An Ice Cream Expert Weighs In
These days, Rocky Road is still one of Fenton’s top-selling flavors. They serve it up in giant scoops and decadent sundaes. When I visited Fenton's, Amy Ettinger and I ordered sundaes with whipped cream and cherries, gleefully fishing for the walnuts and marshmallows. Ettinger is an ice cream historian, the author of “Sweet Spot, An Ice Cream Binge Across America.”
“It's very common in ice cream history to have these kinds of disputes,” said Ettinger. “The 1904 World's Fair was when the ice cream cone was invented and six different vendors claimed that they were the ones who invented it. Unless you have a time machine, or you know you were actually the inventor, there's no way really to tell.”
Ettinger said Rocky Road is the flavor of her childhood. Not the Fenton's Rocky Road she's eating, but the Dreyer’s with the almonds you can buy at the grocery store. She said she feels a little sheepish saying that, because it’s kind of a David and Goliath story: the mom and pop parlor versus what is today a multinational giant.
“What's very interesting is Fenton's is a very beloved Bay Area institution,” said Ettinger. "But it is not well known outside of the Bay Area. So regardless of who actually invented it, Dreyer’s is hands down the marketer of Rocky Road. They built their brand on the invention and the marketing of Rocky Road. Just because the other company is the one that got the word out about it, doesn't mean that Fenton's didn't invent it. There's no way for us to know.”

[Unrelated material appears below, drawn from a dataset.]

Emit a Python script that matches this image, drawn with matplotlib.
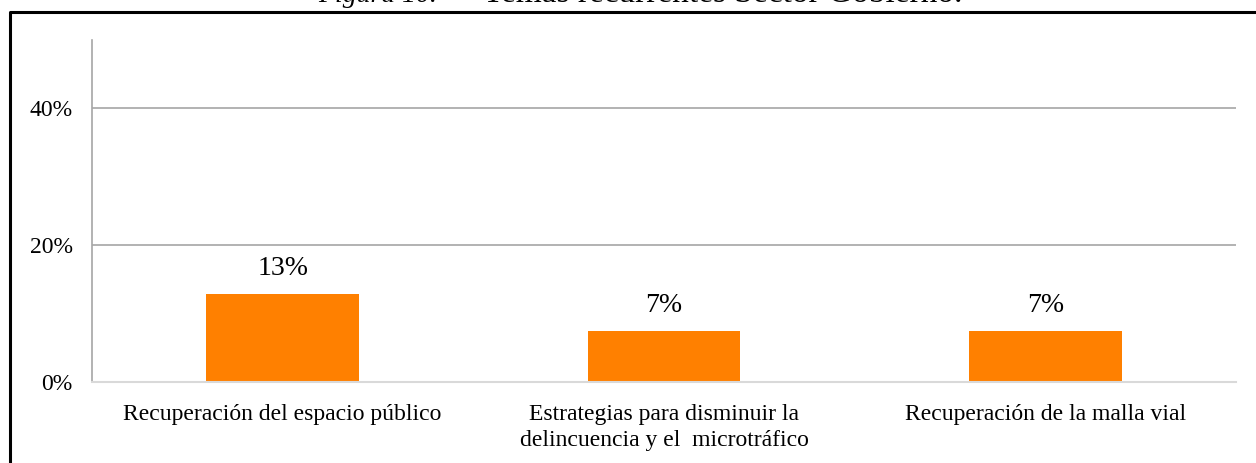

There are other theories too:
- Fenton’s original candy maker, George Farren, was friends with Dreyer and so perhaps he shared his idea for a Rocky Road ice cream based on the candy with both ice cream companies. It's unclear whether the original candy bar, popular in the 1920s, was called Rocky Road. There's still a Rocky Road candy bar today, invented in San Francisco in the 1950s, that uses cashews. It's all a bit nutty!
- Fenton's owner Scott Whidden claimed Dreyer’s just stole the credit, even though they knew Fenton’s had invented it. Whidden said Dreyer’s former president Ken Cook, who ran Dreyer's from 1963-1977, was his mentor. The one who encouraged him to buy Fenton’s and admitted to him that Fenton's actually invented Rocky Road. Cook passed away in 1991, so there’s no way to verify that claim, although the online publication Quartzy tried to track it down.
- Then there’s the even more radical theory that, in fact, Rocky Road was born in Topeka, Kansas. There is a recipe in a candy cookbook printed there that predates either Fenton’s or Dreyer’s. It calls for honey whip instead of marshmallows.
Ice cream expert Amy Ettinger said the Kansas theory doesn’t count because honey whip isn't marshmallows. Rocky Road definitely came from Oakland. And who cares who invented it?
"At the end of the day I don't know that it matters,” said Ettinger. I mean, if both places are creating really good scoops of Rocky Road ice cream now, and they both have their little twist on it. How important is it who the original inventor was?”